To compensate, Microsoft is trying to move beyond the desktop-oriented "front office" and expand into the enterprise data center, currently dominated by mainframes and Unix-based midrange systems. The enterprise data center is where customer, product, and financial information systems store critical day-to-day business information and business rules. Applications running on dedicated application servers process the data and make it available to employees, who then use it for customer management, financial management, sales analysis, transaction processing, and other business purposes.

Until now, most of the billions (more than US$60 billion in 2001) of dollars spent every year on enterprise software have found their way into competitors' pockets, paying for systems from Hewlett-Packard (HP), IBM, Sun Microsystems, and other vendors. But that landscape is changing. The PC—which is vastly more powerful, yet less expensive than it was 15 years ago—wormed its way into the corporation as a desktop system and as a departmental file-and-print server, sometimes without the knowledge or involvement of the central IT department.

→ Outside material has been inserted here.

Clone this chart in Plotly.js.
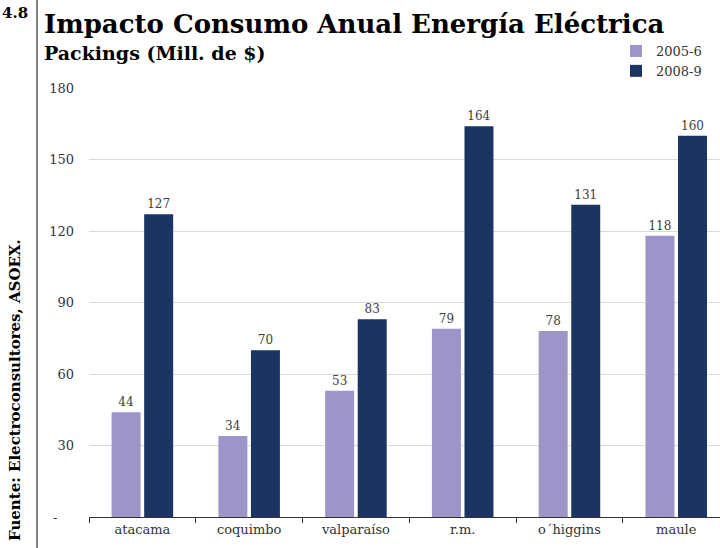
<!DOCTYPE html>
<html>
<head>
<meta charset="utf-8">
<script src="https://cdn.plot.ly/plotly-3.0.1.min.js"></script>
<style>
  html, body { margin: 0; padding: 0; background: #fff; }
  #chart { width: 720px; height: 548px; }
</style>
</head>
<body>
<div id="chart"></div>
<script>
// Regions and yearly electricity-cost impact (millions of $)
const regions = ["atacama", "coquimbo", "valparaíso", "r.m.", "o´higgins", "maule"];
const values2005 = [44, 34, 53, 79, 78, 118];
const values2008 = [127, 70, 83, 164, 131, 160];
const seriesNames = ["2005-6", "2008-9"];
const yTickVals = [0, 30, 60, 90, 120, 150, 180];
const yTickText = ["-\u00a0\u00a0\u00a0\u00a0", "30", "60", "90", "120", "150", "180"];

const serif = "DejaVu Serif, Liberation Serif, serif";
const W = 720, H = 548;
const M = { l: 89, r: 0, t: 88, b: 31 };
const pw = W - M.l - M.r, ph = H - M.t - M.b;
// pixel -> paper helpers for decorations around the plot
const px = x => (x - M.l) / pw;
const py = y => (H - M.b - y) / ph;

const traces = [
  {
    type: "bar", name: seriesNames[0], x: regions, y: values2005,
    marker: { color: "#9b95c8" },
    text: values2005.map(String), textposition: "outside", cliponaxis: false,
    textfont: { family: serif, size: 12, color: "#404040" }
  },
  {
    type: "bar", name: seriesNames[1], x: regions, y: values2008,
    marker: { color: "#1b3461" },
    text: values2008.map(String), textposition: "outside", cliponaxis: false,
    textfont: { family: serif, size: 12, color: "#404040" }
  }
];

const layout = {
  width: W, height: H,
  margin: M,
  paper_bgcolor: "#fff", plot_bgcolor: "#fff",
  barmode: "group", bargap: 0.39, bargroupgap: 0.11,
  font: { family: serif, size: 13, color: "#333" },
  showlegend: true,
  legend: {
    x: px(707), y: py(36), xanchor: "right", yanchor: "top",
    font: { family: serif, size: 13, color: "#333" },
    bgcolor: "rgba(0,0,0,0)", traceorder: "normal",
    itemwidth: 30, borderwidth: 0
  },
  xaxis: {
    range: [-0.5, 5.41], automargin: false,
    showgrid: false, showline: true, linecolor: "#333", linewidth: 1,
    ticks: "outside", tickson: "boundaries", ticklen: 5, tickcolor: "#333",
    tickfont: { family: serif, size: 13, color: "#333" },
    fixedrange: true
  },
  yaxis: {
    range: [0, 180], automargin: false,
    tickvals: yTickVals, ticktext: yTickText,
    showgrid: true, gridcolor: "#d9d9d9", gridwidth: 1,
    zeroline: false, showline: false, ticks: "",
    ticklabelstandoff: 14,
    tickfont: { family: serif, size: 13, color: "#333" },
    fixedrange: true
  },
  shapes: [
    { type: "line", xref: "paper", yref: "paper",
      x0: px(37), x1: px(37), y0: py(H), y1: py(0),
      line: { color: "#808080", width: 2 } }
  ],
  annotations: [
    { xref: "paper", yref: "paper", x: px(42), y: py(24), xanchor: "left", yanchor: "middle",
      text: "<b>Impacto Consumo Anual Energía Eléctrica</b>", showarrow: false,
      font: { family: serif, size: 26, color: "#000" } },
    { xref: "paper", yref: "paper", x: px(42), y: py(53), xanchor: "left", yanchor: "middle",
      text: "<b>Packings (Mill. de $)</b>", showarrow: false,
      font: { family: serif, size: 19, color: "#000" } },
    { xref: "paper", yref: "paper", x: px(0), y: py(13), xanchor: "left", yanchor: "middle",
      text: "<b>4.8</b>", showarrow: false,
      font: { family: serif, size: 15, color: "#000" } },
    { xref: "paper", yref: "paper", x: px(15), y: py(390), xanchor: "center", yanchor: "middle",
      text: "<b>Fuente: Electroconsultores, ASOEX.</b>", showarrow: false, textangle: -90,
      font: { family: serif, size: 15, color: "#000" } }
  ]
};

Plotly.newPlot("chart", traces, layout, { displayModeBar: false, staticPlot: true });
</script>
</body>
</html>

Now, enormous advances in hardware and the shift to network-based computing have opened doors for larger and more capable Intel-based machines. Systems built on these powerful processors (and in some cases on hundreds or thousands of them working together) offer as many CPU cycles and as much input/output capacity as mainframes, at far lower cost.

Another large enterprise market is services and consulting. One rule of thumb says that, in the average enterprise consulting engagement, consulting revenues will exceed income from hardware and software sales by more than six times. Indeed, while most of Microsoft’s revenue comes from selling software licenses, some of Microsoft’s competitors in the enterprise market generate half of their revenue from consulting and services. Thus, achieving parity with its competitors in consulting and services could double Microsoft’s revenues. An even more important benefit: consulting assignments open doors for Microsoft and its partners to demonstrate that Microsoft deserves to be on the list of data center software vendors, which could pave the way to dramatically increased sales of server software.

This report examines Microsoft’s ambitions in the enterprise data center, a centralized (either physically or logically) computing center containing multiple, dedicated server computers dedicated to hosting server-based applications.

To realize those ambitions, Microsoft is making the following changes:

  • Retooling its server products to meet data center scalability, availability, and manageability requirements
  • Changing its pricing and licensing to address the needs and expectations of enterprise data centers
  • Changing its sales and support practices to make them more comparable to those offered by incumbent data center software vendors, such as IBM, Oracle, and Sun.

But many challenges remain, including the following:

  • Products that are only now beginning to achieve the scalability and power that data centers expect, and that will take years to gain the track record for reliability that risk-averse data centers require
  • A reputation for caring more about "cool" features and ship dates than for security and stability, creating hidden costs and concerns that outweigh, for many data centers, the benefits of lower prices
  • Hazy and constantly changing goalposts for future products, making it difficult for enterprises to know where a Microsoft commitment will take them in the long run
  • A sales force focused on short- and medium-term sales of desktop software rather than on comprehensive solutions involving a variety of integrated server components
  • A difficult transition from relying almost entirely on other companies for the sales and consulting effort required to gain access to enterprise data centers to a greater emphasis on in-house consulting services (which could cut current partners out of consulting engagements)
  • A prevailing belief that Microsoft has a poor understanding of real-world business needs.